# Christmas Soap Tangerine/Orange & Clove



## lovefish (Sep 11, 2012)

Hi there,

I am thinking about making a Christmas soap (already!). I already have sweet orange EO, Tangerine EO and Clove EO.  I have never used the clove oil as yet and it smells really strong too. I would like to make either a Sweet Orange and Clove soap Or Tangerine & Clove. Does anyone have any advise about using the Clove oil (I am guessing I would only need a little because it's so strong) or does it work better with something like Cinnamon EO? Any pointers appreciated before I start!!
Many thanks,

Lisa


----------



## lisamaliga (Sep 12, 2012)

Hi Lisa,
You can add clove EO to your soap but I'd suggest only 1 or 2 drops per pound as it's that strong.
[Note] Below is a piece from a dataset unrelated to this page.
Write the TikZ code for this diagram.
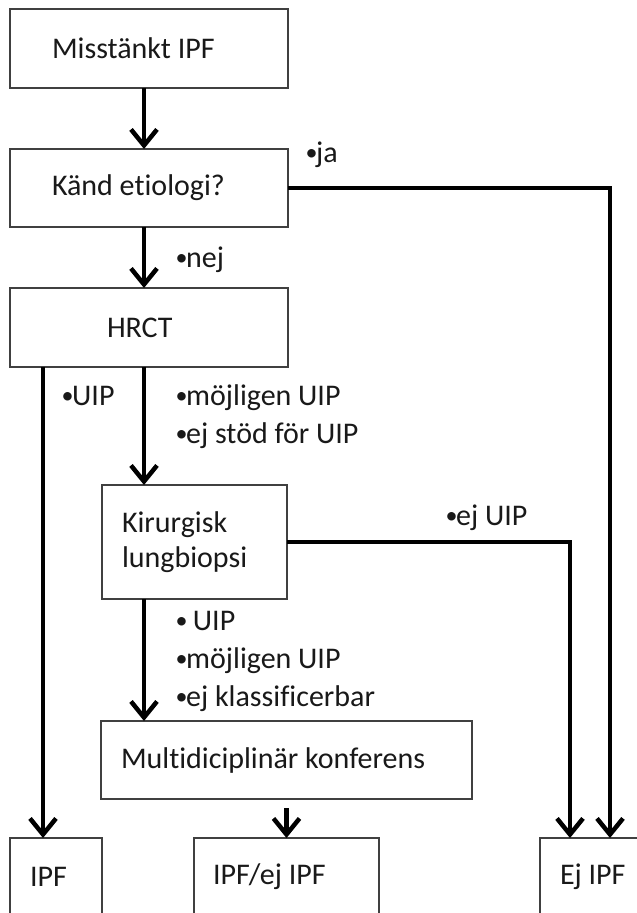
\documentclass[tikz,border=0pt]{standalone}
\usepackage{fontspec}
\setmainfont{Carlito}[Ligatures=NoCommon]
\usetikzlibrary{arrows.meta}
\newcommand\bul{\makebox[9pt][l]{\hspace{-1.5pt}\raisebox{1.5pt}{\fontsize{24}{24}\selectfont•}}}
\begin{document}
\begin{tikzpicture}[x=1pt,y=-1pt,
  box/.style={draw=black!75, line width=1.6pt, inner ysep=0pt, outer sep=0pt, align=flush left,
    text=black!90, font=\fontsize{30}{35}\selectfont, anchor=north west},
  lbl/.style={inner sep=0pt, anchor=base west, text=black!90, font=\fontsize{30}{38}\selectfont},
  arr/.style={line width=4.5pt, line join=miter, -{Straight Barb[length=16pt,width=26pt]}}]
\useasboundingbox (0,0) rectangle (637,913);
\clip (0,0) rectangle (637,913);
\fill[white] (0,0) rectangle (637,913);
% boxes
\node[box, minimum width=278pt, minimum height=79pt, inner xsep=42pt, text width=194pt] (b1) at (10,9) {Misstänkt IPF};
\node[box, minimum width=278pt, minimum height=78pt, inner xsep=42pt, text width=194pt] (b2) at (10,149) {Känd etiologi?};
\node[box, minimum width=278pt, minimum height=79pt, inner xsep=97pt, text width=84pt] (hrct) at (10,288) {HRCT};
\node[box, minimum width=185pt, minimum height=114pt, inner xsep=20pt, text width=145pt] (kir) at (102,485) {Kirurgisk\\lungbiopsi};
\node[box, minimum width=371pt, minimum height=78pt, inner xsep=20pt, text width=331pt] (multi) at (101,721) {Multidiciplinär konferens};
\node[box, minimum width=92pt, minimum height=78pt, inner xsep=20pt, text width=52pt] (ipf) at (10,838) {IPF};
\node[box, minimum width=185pt, minimum height=78pt, inner xsep=19pt, text width=147pt] (ipfej) at (194,838) {IPF/ej IPF};
\node[box, minimum width=110pt, minimum height=78pt, inner xsep=20pt, text width=70pt] (ejipf) at (540,838) {Ej IPF};
% helper columns
\coordinate (cx) at (144,0);
\coordinate (ux) at (43,0);
\coordinate (jx) at (610,0);
\coordinate (ex) at (570,0);
\coordinate (mb) at ([yshift=-9pt]multi.south);
% connectors
\draw[arr] (b1.south -| cx) -- (b2.north -| cx);
\draw[arr] (b2.south -| cx) -- (hrct.north -| cx);
\draw[arr] (b2.east) -| (ejipf.north -| jx);
\draw[arr] (hrct.south -| ux) -- (ipf.north -| ux);
\draw[arr] (hrct.south -| cx) -- (kir.north -| cx);
\draw[arr] (kir.east) -| (ejipf.north -| ex);
\draw[arr] (kir.south -| cx) -- (multi.north -| cx);
\draw[arr] (mb -| ipfej.north) -- (ipfej.north);
% labels
\node[lbl] (lja) at (307,162) {\bul ja};
\node[lbl] (lnej) at (177,267) {\bul nej};
\node[lbl] (luip) at (63,405) {\bul UIP};
\node[lbl] (lmoj) at (177,405) {\begin{tabular}[t]{@{}l@{}}\bul möjligen UIP\\\bul ej stöd för UIP\end{tabular}};
\node[lbl] (lejuip) at (447,525) {\bul ej UIP};
\node[lbl] (lkir) at (177,630) {\begin{tabular}[t]{@{}l@{}}\bul\ UIP\\\bul möjligen UIP\\\bul ej klassificerbar\end{tabular}};
\end{tikzpicture}
\end{document}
Another reason to add such a small amount is that it can cause skin irritation. Here's some more info about it: http://www.mountainroseherbs.com/learn/eo/clovebud.html

Another suggestion is to use both the tangerine EO and the sweet orange EO. Tangerine tends to last a little longer than sweet orange EO.

You can try some preliminary blends by adding drops of the EO to Q-tips and put in a Ziploc type of bag. For example, do a few drops of the orange/tangerine and 1 of clove. Also, write down what your amounts are so you'll have an idea about the proportion of EO's.

Hope this helps & Happy Fragrancing!
Lisa M.


----------



## BubblyRose (Sep 12, 2012)

Lisa,

You might also want to try using BB's Bay Rum instead of Clove. I know it sounds weird but I have a small sample of it and everytime I open it the Clove fragrance knocks me in the eye. It would also be a nice offset to the Sweet Orange and Tangerine. Just a thought.


----------



## Genny (Sep 13, 2012)

lovefish said:
			
		

> Does anyone have any advise about using the Clove oil (I am guessing I would only need a little because it's so strong) or does it work better with something like Cinnamon EO? Any pointers appreciated before I start!!



Since clove & cinnamon are both very potential irritants, I wouldn't use both of them unless you use just the tiniest bit.  But I think the clove would most likely overpower the cinnamon.
If I were to use just clove in MP soap, I would not go over 0.25%.  But orange, I'd go with around 2.25%.


----------



## lovefish (Sep 23, 2012)

Hi thanks for your advise,

I actually made a Clove & Sweet Orange soap a few days ago and was a bit over careful with the clove so you can hardly smell it! But realise I got my maths wrong too and could have actually put a bit more in. Genny - Do you think next time I should also put some Litsea Cubeba in along with the Sweet Orange EO to help maintain the fragrance of the Sweet Orange? If so, what quantities would you suggest? Many thanks!


----------



## Genny (Sep 23, 2012)

You can try adding a little litsea cubeba to the orange.  I'd go with about 5% of your total eo blend.  Otherwise the litsea may overpower the orange & your soap will be more lemony than orange.  Also, if you let the litsea cubeba & orange marinate for a few days or longer, before adding it to the clover, that will help with sticking as well.
I prefer folded oranges over sweet orange though, because then you don't have as many problems with getting the eo to stick.


----------



## lovefish (Sep 23, 2012)

Hi Genny, thanks for that. Just wondered what is 'folded orange'? (sorry if I sound dumb!?)
I really like the idea of letting the two oils marinade for a few days, I've never heard of doing that before, but will give it ago next time!


----------



## Genny (Sep 23, 2012)

Don't worry, you don't sound dumb at all 

On some supplier sites, you might see orange 5x or orange 10x, that means they've been folded 5 times or 10 times.  Folded means they've been further distilled and concentrated.  Which means they're a stronger smelling oil and tend to last longer.  Another benefit of folded oils is that the terpenes have been removed, which makes them less likely to be phototoxic.

Whenever I do blends of essential oils or fragrance oils, I blend them ahead of time to let them marinade.  It seems to make them smell better.


----------